A l’intérieur de l’hôpital, une dizaine d’agents des services des renseignements ont envahi le pavillon maternité. Vanessa Tchatchou s’y trouve, dans la salle 2. Ces agents, envoyés par la présidence de la République, sont venus demander à Vanessa de libérer le lit 12 qu’elle occupe depuis six mois. Ils avancent la raison selon laquelle la mère du bébé volé n’est plus en sécurité à l’hôpital. On risquerait ainsi de lui faire du mal si elle continue à y passer ses jours et ses nuits. Vanessa s’oppose à cette proposition, elle est prête à mourir sur ce lit, tant qu’elle n’aura pas son bébé entre les mains.
Paul Biya
La Dgre insiste et va jusqu’à avancer que quitter l’hôpital leur permettrait de faire avancer l’enquête. Ils proposent alors à Vanessa de l’installer dans un appartement au quartier du lac à Yaoundé. Vanessa n’en a rien à faire, elle pense que c’est un moyen pour la faire sortir de l’hôpital. Sa famille, désemparée, intervient et lui conseille d’écouter les agents de la Dgre. Les pleurs et les cris de Vanessa résonnent plus fort. Elle s’accroche. Me Meli, le président de l’assemble générale de l’Ordre des avocats du Cameroun, est dépêché aux côtés de Vanessa. C’est désormais avec cet avocat que la Dgre poursuit la discussion, selon la volonté de l’adolescente de 17 ans. Au moment où nous allions sous presse, Vanessa se trouvait toujours dans son lit à l’hôpital.

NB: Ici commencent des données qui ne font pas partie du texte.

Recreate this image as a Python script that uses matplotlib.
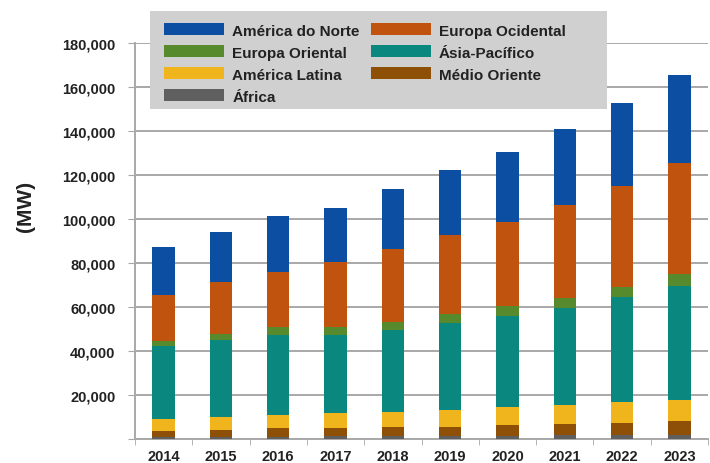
import matplotlib.pyplot as plt
from matplotlib.patches import Rectangle
from matplotlib.ticker import FuncFormatter, MultipleLocator
import numpy as np

years = ['2014', '2015', '2016', '2017', '2018', '2019', '2020', '2021', '2022', '2023']

# segment values (MW), bottom to top
africa = [1000, 1000, 1100, 1200, 1300, 1400, 1500, 1600, 1700, 1800]
medio_oriente = [2600, 3100, 3900, 3800, 4150, 4050, 4900, 5200, 5600, 6400]
america_latina = [5500, 5900, 5900, 6800, 6850, 7750, 8100, 8700, 9500, 9500]
asia_pacifico = [33200, 35000, 36400, 35500, 37200, 39500, 41400, 44000, 47700, 51800]
europa_oriental = [2200, 2700, 3600, 3600, 3700, 4100, 4600, 4600, 4600, 5500]
europa_ocidental = [20900, 23700, 25000, 29500, 33200, 35900, 38100, 42300, 45900, 50400]
america_norte = [21900, 22600, 25500, 24600, 27200, 29600, 31800, 34500, 37700, 40000]

series = [
    ('África', africa, '#5f5f5f'),
    ('Médio Oriente', medio_oriente, '#8e4f06'),
    ('América Latina', america_latina, '#f0b41c'),
    ('Ásia-Pacífico', asia_pacifico, '#0a877f'),
    ('Europa Oriental', europa_oriental, '#578a2c'),
    ('Europa Ocidental', europa_ocidental, '#c0530e'),
    ('América do Norte', america_norte, '#0b4ea2'),
]

fig = plt.figure(figsize=(7.10, 4.64), dpi=100)
ax = fig.add_axes([135 / 710, 24 / 464, 573 / 710, 396 / 464])

x = np.arange(len(years))
bottom = np.zeros(len(years))
handles = {}
for name, vals, color in series:
    b = ax.bar(x, vals, width=0.39, bottom=bottom, color=color, zorder=3, label=name)
    handles[name] = b
    bottom += np.array(vals)

ax.set_ylim(0, 180000)
ax.set_xlim(-0.48, 9.30)
ax.yaxis.set_major_locator(MultipleLocator(20000))
ax.yaxis.set_major_formatter(FuncFormatter(lambda v, p: '' if v == 0 else f'{int(v):,}'))
ax.grid(axis='y', color='#a8a8a8', linewidth=1.4, zorder=0)

ax.set_xticks(x)
ax.set_xticklabels(years)
ax.set_xticks(np.arange(len(years) + 1) - 0.5, minor=True)
ax.tick_params(axis='x', which='major', length=0, pad=7)
ax.tick_params(axis='x', which='minor', length=4, color='#a8a8a8')
ax.tick_params(axis='y', length=5, color='#a8a8a8', pad=9)

for lab in ax.get_xticklabels() + ax.get_yticklabels():
    lab.set_fontfamily('Liberation Sans')
    lab.set_fontweight('bold')
    lab.set_fontsize(10.5)
    lab.set_color('#222222')

for s in ['top', 'right']:
    ax.spines[s].set_visible(False)
for s in ['left', 'bottom']:
    ax.spines[s].set_color('#a8a8a8')
    ax.spines[s].set_linewidth(1.4)

fig.text(25 / 710, 1 - 206 / 464, '(MW)', rotation=90, ha='center', va='center',
         fontsize=15, fontweight='bold', fontfamily='Liberation Sans', color='#222222')

# legend box
fig.patches.append(Rectangle((150 / 710, 1 - 110 / 464), 457 / 710, 98 / 464,
                             transform=fig.transFigure, facecolor='#d0d0d0',
                             edgecolor='none', zorder=4))

order = ['América do Norte', 'Europa Oriental', 'América Latina', 'África',
         'Europa Ocidental', 'Ásia-Pacífico', 'Médio Oriente']
leg = fig.legend([handles[n] for n in order], order, ncol=2,
                 loc='upper left', bbox_to_anchor=(152 / 710, 1 - 12 / 464),
                 frameon=False, prop={'family': 'Liberation Sans', 'weight': 'bold', 'size': 11},
                 handlelength=3.9, handleheight=0.85, handletextpad=0.55,
                 columnspacing=0.75, labelspacing=0.5, borderpad=0.3)
leg.set_zorder(5)
for t in leg.get_texts():
    t.set_color('#222222')

fig.savefig('out.png', dpi=100)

En effet, saisie trois fois par Shanda Tonme, le président de la Commission indépendantecontre la corruption et la discrimination (Comicodi), la Conac, travers son président, Dieudonné Massi Gams, dans une correspondance datée du 1er février 2012, répondait ceci : «J’ai l’honneur d’accuser réception de vos correspondances susvisées et de vous faire connaître que j’en ai saisi le Délégué général pour compétence les 14 et 20 décembre 2011, le ministre d’Etat, ministre de la Justice, Garde des Sceaux, le 14/12/2011 et le ministre de la Santé publique le 14/12/2011 à toutes fins utiles. Ce jour, 1er février 2012, j’en ai saisi, pour sa très haute information, son excellence monsieur le président de la République, chef de l’Etat».
Ainsi, en quittant le Cameroun mardi dernier, Paul Biya, le chef de l’Etat, a instruit à ses services d’ouvrir une enquête sur l’affaire du bébé volé de Vanessa Tchatchou. D’où ce déploiement de la Dgre, qui s’était déjà rendue à l’hôpital gynéco dans la nuit de mercredi dernier. Pendant deux heures, quatre agents (deux hommes et deux femmes) ont entendu Vanessa, sa mère, Sylvie Jueyep, et le père du bébé volé, Issa Issénou, dans le hall de l’hôpital. La grand-mère du bébé volé a présenté l’affaire, depuis sa genèse, le 20 août 2011, jusqu'à la situation actuelle. Elle n’a pas manqué de dénoncer l’attitude de la Justice, qu’elle juge laxiste.
Les agents de la Dgre, quant à eux, ont fait part de leurs objectifs, du moins, ceux de l’instance qui les envoie, « préserver la paix sociale » et faire « régner le calme ». La Dgre a ainsi demandé à Vanessa d’être discrète, « pour que l’enquête évolue », surtout, « d’éviter les contacts avec les journalistes et les autres personnes qui veulent récupérer cette affaire ». Car, « ce n’est que comme cela que nous pourrons vous aider », a-t-on indiqué à Vanessa. Elle, veut son bébé.